Woman: "I don’t know what made us do this. It was daytime when we came in. We thought if we came in someone would come in and find us... We can hear (the police officers) ... Oh, my goodness. The mosquitoes are eating us alive, and I never took my daughter out, this is the first time. Never again."

Woman: "This is embarrassing."

By the end of the seven-minute call, a K-9 unit had found the couple.

Kamille Combs, marketing director for the Utah-based company the Maize, which designed the Connors Farm maze, said the company’s average corn maze is 8 to 10 acres and it takes the average person 45 minutes to complete the maze.

She said the company usually breaks its mazes into three different phases "because some people want that ultimate challenge, and others are happy after 20 minutes."
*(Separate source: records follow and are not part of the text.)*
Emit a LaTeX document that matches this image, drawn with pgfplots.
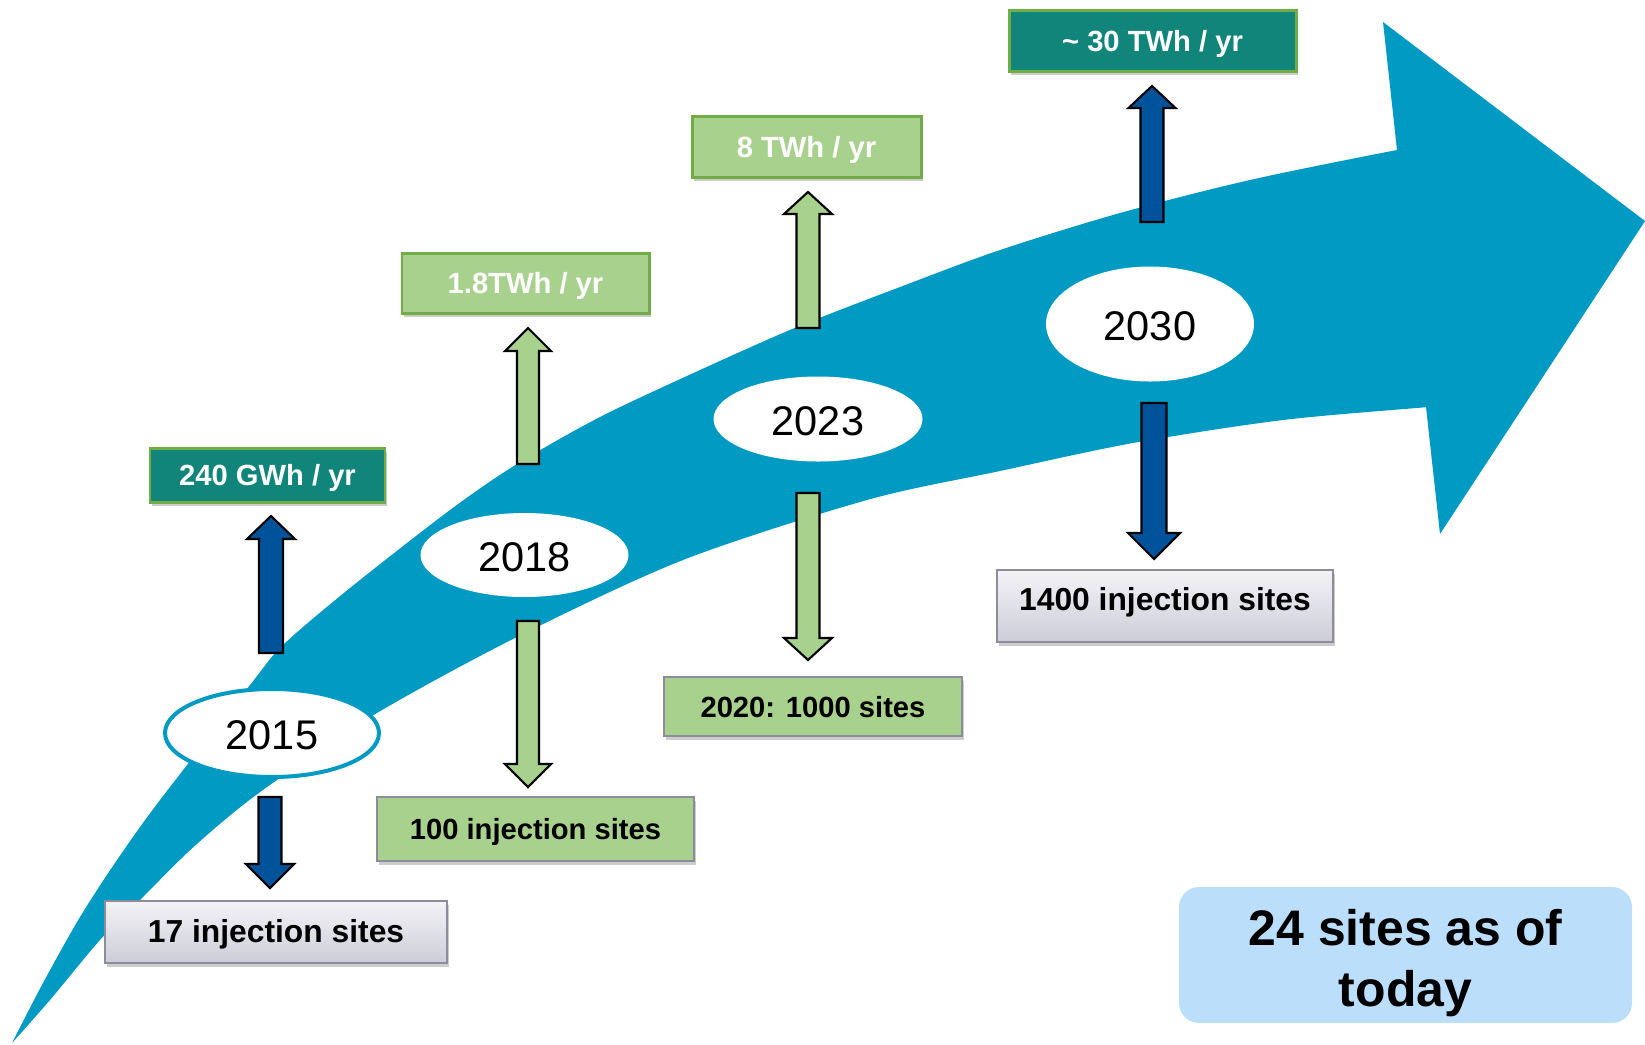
\documentclass[border=0pt]{standalone}
\usepackage{fontspec}
\setmainfont{Liberation Sans}
\usepackage{pgfplots}
\pgfplotsset{compat=1.18}
\usetikzlibrary{shapes.geometric}

\definecolor{flow}{HTML}{009AC2}
\definecolor{navy}{HTML}{00539B}
\definecolor{leaf}{HTML}{A9D18E}
\definecolor{leafedge}{HTML}{70AD47}
\definecolor{tealbox}{HTML}{12857A}
\definecolor{greyedge}{HTML}{8C8C9C}
\definecolor{greytop}{HTML}{F3F3F6}
\definecolor{greybot}{HTML}{CDCDD9}
\definecolor{skybox}{HTML}{BBDEFB}

\newcommand\yearfont{\fontsize{11.8}{14}\selectfont}
\newcommand\energyfont{\bfseries\fontsize{8.3}{10}\selectfont}
\newcommand\sitefont{\bfseries\fontsize{9.05}{11}\selectfont}
\newcommand\greenfont{\bfseries\fontsize{8.3}{10}\selectfont}

\tikzset{
    ell/.style={ellipse, inner sep=0pt, fill=white, draw=none},
    shade/.style={fill=black, fill opacity=0.2, draw=none},
}

\begin{document}
\begin{tikzpicture}
\begin{axis}[
    width=16.45cm, height=10.44cm, scale only axis,
    xmin=0, xmax=1645, ymin=0, ymax=1044,
    y dir=reverse,
    hide axis, clip=false,
]
% big curved arrow: body
\addplot[fill=flow, draw=none, smooth, tension=0.5] coordinates {
  (12,1043) (43,983) (80,917) (117,860) (160,800) (250,685) (283,645)
  (350,588) (450,510) (517,464) (600,417) (700,370) (797,327) (900,287)
  (1000,250) (1120,213) (1250,180) (1397,150) (1480,136) (1510,270)
  (1480,402) (1428,407) (1283,420) (1133,443) (1000,471) (867,500)
  (683,560) (517,637) (377,713) (277,780) (233,813) (187,853) (140,900)
  (100,940) (50,1000) (12,1043)};
% big curved arrow: head
\addplot[fill=flow, draw=none] coordinates {
  (1383,22) (1645,221) (1440,534) (1426,407) (1397,150)} --cycle;

% year ellipses
\node[ell, draw=flow, line width=0.4mm, minimum width=21.4mm, minimum height=8.8mm] at (axis cs:272,733) {};
\node[ell, minimum width=20.8mm, minimum height=8.4mm] at (axis cs:524.5,555) {};
\node[ell, minimum width=20.9mm, minimum height=8.5mm] at (axis cs:818,419) {};
\node[ell, minimum width=20.8mm, minimum height=11.5mm] at (axis cs:1150,324) {};
\node[font=\yearfont, anchor=base] at (axis cs:272,749) {2015};
\node[font=\yearfont, anchor=base] at (axis cs:524.5,571) {2018};
\node[font=\yearfont, anchor=base] at (axis cs:818,435) {2023};
\node[font=\yearfont, anchor=base] at (axis cs:1150,340) {2030};

% block arrows
\addplot[fill=navy, draw=black, line width=0.6pt] coordinates {
  (259,653) (259,539) (247,539) (271,516) (295,539) (283,539) (283,653)} --cycle;
\addplot[fill=navy, draw=black, line width=0.6pt] coordinates {
  (258.5,797) (281.5,797) (281.5,864) (294,864) (270,888) (246,864) (258.5,864)} --cycle;
\addplot[fill=leaf, draw=black, line width=0.6pt] coordinates {
  (517,464) (517,351) (505,351) (528,328) (551,351) (539,351) (539,464)} --cycle;
\addplot[fill=leaf, draw=black, line width=0.6pt] coordinates {
  (517,621) (539,621) (539,764) (551,764) (528,787) (505,764) (517,764)} --cycle;
\addplot[fill=leaf, draw=black, line width=0.6pt] coordinates {
  (796.5,328) (796.5,214) (784,214) (808,192) (832,214) (819.5,214) (819.5,328)} --cycle;
\addplot[fill=leaf, draw=black, line width=0.6pt] coordinates {
  (796.5,493) (819.5,493) (819.5,638) (832,638) (808,660) (784,638) (796.5,638)} --cycle;
\addplot[fill=navy, draw=black, line width=0.6pt] coordinates {
  (1140.5,222) (1140.5,108) (1128.5,108) (1152,86) (1175.5,108) (1163.5,108) (1163.5,222)} --cycle;
\addplot[fill=navy, draw=black, line width=0.6pt] coordinates {
  (1141.5,403) (1166.5,403) (1166.5,533) (1180,533) (1154,559) (1128,533) (1141.5,533)} --cycle;

% energy boxes
\addplot[shade] coordinates {(152,452) (387,452) (387,506) (152,506)} --cycle;
\addplot[fill=tealbox, draw=leafedge, line width=0.85pt] coordinates {(150,448) (385,448) (385,502) (150,502)} --cycle;
\node[font=\energyfont, text=white, anchor=base] at (axis cs:267.5,485.5) {240 GWh / yr};

\addplot[shade] coordinates {(404,257) (651,257) (651,317) (404,317)} --cycle;
\addplot[fill=leaf, draw=leafedge, line width=0.85pt] coordinates {(402,253) (649,253) (649,313) (402,313)} --cycle;
\node[font=\energyfont, text=white, anchor=base] at (axis cs:525.5,293.5) {1.8TWh / yr};

\addplot[shade] coordinates {(694,120) (923,120) (923,181) (694,181)} --cycle;
\addplot[fill=leaf, draw=leafedge, line width=0.85pt] coordinates {(692,116) (921,116) (921,177) (692,177)} --cycle;
\node[font=\energyfont, text=white, anchor=base] at (axis cs:806.5,157) {8 TWh / yr};

\addplot[shade] coordinates {(1011,14) (1298,14) (1298,75) (1011,75)} --cycle;
\addplot[fill=tealbox, draw=leafedge, line width=0.85pt] coordinates {(1009,10) (1296,10) (1296,71) (1009,71)} --cycle;
\node[font=\energyfont, text=white, anchor=base] at (axis cs:1152.5,51) {\textasciitilde{} 30 TWh / yr};

% site boxes
\addplot[shade] coordinates {(107,905) (449,905) (449,967) (107,967)} --cycle;
\addplot[top color=greytop, bottom color=greybot, draw=greyedge, line width=0.6pt] coordinates {(105,901) (447,901) (447,963) (105,963)} --cycle;
\node[font=\sitefont, anchor=base] at (axis cs:276,942) {17 injection sites};

\addplot[shade] coordinates {(379,801) (696,801) (696,865) (379,865)} --cycle;
\addplot[fill=leaf, draw=greyedge, line width=0.6pt] coordinates {(377,797) (694,797) (694,861) (377,861)} --cycle;
\node[font=\greenfont, anchor=base] at (axis cs:535.5,839.5) {100 injection sites};

\addplot[shade] coordinates {(666,681) (964,681) (964,740) (666,740)} --cycle;
\addplot[fill=leaf, draw=greyedge, line width=0.6pt] coordinates {(664,677) (962,677) (962,736) (664,736)} --cycle;
\node[font=\greenfont, anchor=base] at (axis cs:813,717) {2020: 1000 sites};

\addplot[shade] coordinates {(999,574) (1335,574) (1335,646) (999,646)} --cycle;
\addplot[top color=greytop, bottom color=greybot, draw=greyedge, line width=0.6pt] coordinates {(997,570) (1333,570) (1333,642) (997,642)} --cycle;
\node[font=\sitefont, anchor=base] at (axis cs:1165,610) {1400 injection sites};

% today box
\addplot[fill=skybox, draw=none, rounded corners=2mm] coordinates {(1179,887) (1632,887) (1632,1023) (1179,1023)} --cycle;
\node[font=\bfseries\fontsize{14.2}{17}\selectfont, anchor=base] at (axis cs:1405.5,945) {24 sites as of};
\node[font=\bfseries\fontsize{14.2}{17}\selectfont, anchor=base] at (axis cs:1405.5,1006) {today};
\end{axis}
\path (current axis.south west) rectangle (current axis.north east);
\end{tikzpicture}
\end{document}
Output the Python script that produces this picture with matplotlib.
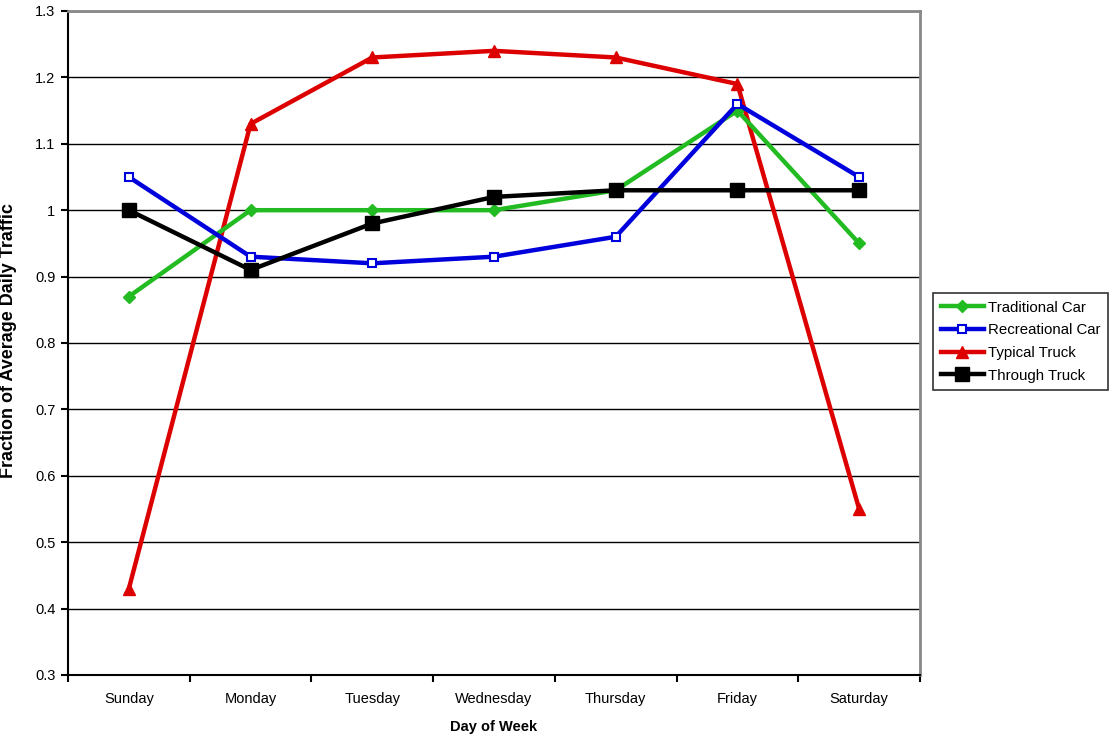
import matplotlib
matplotlib.use("Agg")
import matplotlib.pyplot as plt
from matplotlib.ticker import FixedLocator

days = ["Sunday", "Monday", "Tuesday", "Wednesday", "Thursday", "Friday", "Saturday"]
traditional_car = [0.87, 1.00, 1.00, 1.00, 1.03, 1.15, 0.95]
recreational_car = [1.05, 0.93, 0.92, 0.93, 0.96, 1.16, 1.05]
typical_truck = [0.43, 1.13, 1.23, 1.24, 1.23, 1.19, 0.55]
through_truck = [1.00, 0.91, 0.98, 1.02, 1.03, 1.03, 1.03]
y_ticks = [0.3, 0.4, 0.5, 0.6, 0.7, 0.8, 0.9, 1.0, 1.1, 1.2, 1.3]
y_tick_labels = ["0.3", "0.4", "0.5", "0.6", "0.7", "0.8", "0.9", "1", "1.1", "1.2", "1.3"]

plt.rcParams['font.family'] = ['Liberation Sans', 'DejaVu Sans']

fig = plt.figure(figsize=(11.12, 7.38), dpi=100)
ax = fig.add_axes([68/1112, 63/738, (920-68)/1112, (675-11)/738])

x = list(range(len(days)))
ax.plot(x, traditional_car, color="#22bb22", lw=3.2, marker="D", ms=6, mfc="#22bb22", mec="#22bb22",
        label="Traditional Car", zorder=3)
ax.plot(x, recreational_car, color="#0000dd", lw=3.2, marker="s", ms=6, mfc="white", mec="#0000dd", mew=1.5,
        label="Recreational Car", zorder=4)
ax.plot(x, typical_truck, color="#dd0000", lw=3.2, marker="^", ms=8, mfc="#dd0000", mec="#dd0000",
        label="Typical Truck", zorder=2)
ax.plot(x, through_truck, color="black", lw=3.2, marker="s", ms=10, mfc="black", mec="black",
        label="Through Truck", zorder=5)

ax.set_xlim(-0.5, len(days) - 0.5)
ax.set_ylim(0.3, 1.3)
ax.set_yticks(y_ticks)
ax.set_yticklabels(y_tick_labels)
ax.set_xticks(x)
ax.set_xticklabels(days)
ax.xaxis.set_minor_locator(FixedLocator([i - 0.5 for i in range(len(days) + 1)]))
ax.tick_params(axis="x", which="major", length=0, pad=12, labelsize=10.5)
ax.tick_params(axis="x", which="minor", length=5, width=1.5, direction="out", color="black")
ax.tick_params(axis="y", which="major", length=5, width=1.5, direction="out", labelsize=10.5, pad=4)

ax.yaxis.grid(True, color="black", lw=1)
ax.set_axisbelow(True)
for s in ["left", "bottom"]:
    ax.spines[s].set_color("black")
    ax.spines[s].set_linewidth(1.5)
for s in ["top", "right"]:
    ax.spines[s].set_color("#888888")
    ax.spines[s].set_linewidth(2)

ax.set_xlabel("Day of Week", fontsize=10.5, fontweight="bold", labelpad=10)
fig.text(9/1112, (738-341)/738, "Fraction of Average Daily Traffic", rotation=90,
         fontsize=13, fontweight="bold", ha="center", va="center")

leg = fig.legend(loc="upper left", bbox_to_anchor=(933/1112, (738-293)/738), frameon=True,
                 fancybox=False, edgecolor="black", fontsize=10.8, handlelength=2.9, handletextpad=0.25,
                 borderpad=0.5, labelspacing=0.58, borderaxespad=0)
leg.get_frame().set_linewidth(1.2)

fig.savefig("out.png", dpi=100)
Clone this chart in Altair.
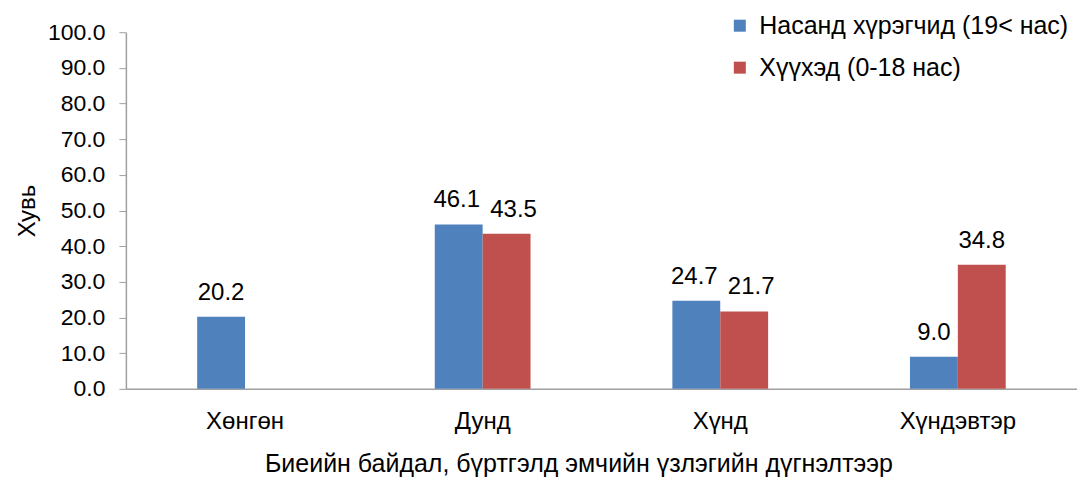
import altair as alt
import pandas as pd

categories = ["Хөнгөн", "Дунд", "Хүнд", "Хүндэвтэр"]
series_names = ["Насанд хүрэгчид (19< нас)", "Хүүхэд (0-18 нас)"]
adults = [20.2, 46.1, 24.7, 9.0]
children = [None, 43.5, 21.7, 34.8]
colors = ["#4F81BD", "#C0504D"]
# categories where the two value labels are nudged apart (as in the original)
nudged = ["Дунд", "Хүнд"]

rows = []
for i, c in enumerate(categories):
    for s, vals in zip(series_names, [adults, children]):
        if vals[i] is not None:
            rows.append({"cat": c, "series": s, "value": vals[i]})
df = pd.DataFrame(rows)

FONT = "Liberation Sans"

x = alt.X("cat:N", sort=categories,
          scale=alt.Scale(paddingInner=0.597, paddingOuter=0.30),
          axis=alt.Axis(title="Биеийн байдал, бүртгэлд эмчийн үзлэгийн дүгнэлтээр",
                        labelAngle=0, labelPadding=21, titlePadding=18, ticks=False,
                        labelFontSize=24, titleFontSize=25, titleX=453,
                        titleAlign="center"))
xo = alt.XOffset("series:N", sort=series_names,
                 scale=alt.Scale(domain=series_names, paddingInner=0, paddingOuter=0))
y = alt.Y("value:Q", scale=alt.Scale(domain=[0, 100]),
          axis=alt.Axis(title="Хувь", values=list(range(0, 101, 10)), format=".1f",
                        grid=False, tickSize=7, labelPadding=14, titlePadding=8,
                        labelOverlap=False, labelFontSize=23, titleFontSize=24))

base = alt.Chart(df)

bars = base.mark_bar().encode(
    x=x,
    xOffset=xo,
    y=y,
    color=alt.Color("series:N", sort=series_names,
                    scale=alt.Scale(domain=series_names, range=colors),
                    legend=alt.Legend(title=None, orient="none", legendX=602, legendY=-19,
                                      symbolType="square", symbolSize=144,
                                      symbolStrokeWidth=0, labelFontSize=25,
                                      labelColor="#000000", rowPadding=16,
                                      labelOffset=7, labelLimit=600)),
)


def text_layer(flt, dx):
    return base.transform_filter(flt).mark_text(
        baseline="alphabetic", dy=-17, dx=dx, fontSize=24, font=FONT, color="#000000"
    ).encode(x=x, xOffset=xo, y=y, text=alt.Text("value:Q", format=".1f"))


in_nudged = alt.FieldOneOfPredicate(field="cat", oneOf=nudged)
is_adult = alt.FieldEqualPredicate(field="series", equal=series_names[0])
is_child = alt.FieldEqualPredicate(field="series", equal=series_names[1])

t_plain = text_layer(alt.LogicalNotPredicate(**{"not": in_nudged}), 0)
t_left = text_layer(alt.LogicalAndPredicate(**{"and": [in_nudged, is_adult]}), -2)
t_right = text_layer(alt.LogicalAndPredicate(**{"and": [in_nudged, is_child]}), 7)

chart = alt.layer(bars, t_plain, t_left, t_right).properties(
    width=952, height=357,
    autosize=alt.AutoSizeParams(type="none"),
    padding={"left": 118, "top": 24, "right": 0, "bottom": 92},
).configure(font=FONT).configure_view(stroke=None).configure_axis(
    labelColor="#000000", titleColor="#000000",
    titleFontWeight="normal", domainColor="#A0A0A0", domainWidth=1.5,
    tickColor="#A0A0A0", labelFont=FONT, titleFont=FONT,
).configure_legend(labelFont=FONT)

chart.save("out.html", embed_options={"renderer": "svg", "actions": False})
She said she’d never heard of someone needing to be rescued by the police from a corn maze before.
 
Should have left them overnight, they probably would have worked it out the next day. All part of growing up and these parents sure haven't grown up yet. Next thing in this BS world they will ban all corn maze activity because of two numbnuts.
 
I'm fortunate - have been blessed with an unerring sense of direction. I can't explain it and neither can anyone else who knows me, but i can honestly say that I've never been lost in my life.

Strangely, one of my sons, my eldest, has the same thing while the other could get lost in the garage. There's no rhyme or reason to it.
 
Don't joke about it - we sometimes call petrol/gas stations 'garages' too and I got lost in the forecourt of a garage, took the entrance out instead of the exit, and took off in the complete opposite direction to the rest of the RAT riders - who were rolling around the forecourt laughing. Farside had to quick jump on his bike and come chasing after me and get me facing in the right direction! :y11:
 
First off, these were city slickers. They have no concept of how corn is panted. I doubt if they even observed that corn is planted in rows and in which direction the rows are running when they entered the maze. Secondly, they probably do not enough about tracking to observe the most traveled paths in the maze. Obviously they panicked instead of using their brains.
I, too, am blessed with a very good sense of direction. I do most of my adventure riding and traveling in general without a compass or a GPS. I do have a map generally. Mae Lyne, on the other hand, had no sense of direction. She could get lost in a parking lot. I was able to tech her how to find her directions outdoors. She would tell me “I don’t need a sense of direction; that’s what I have you for.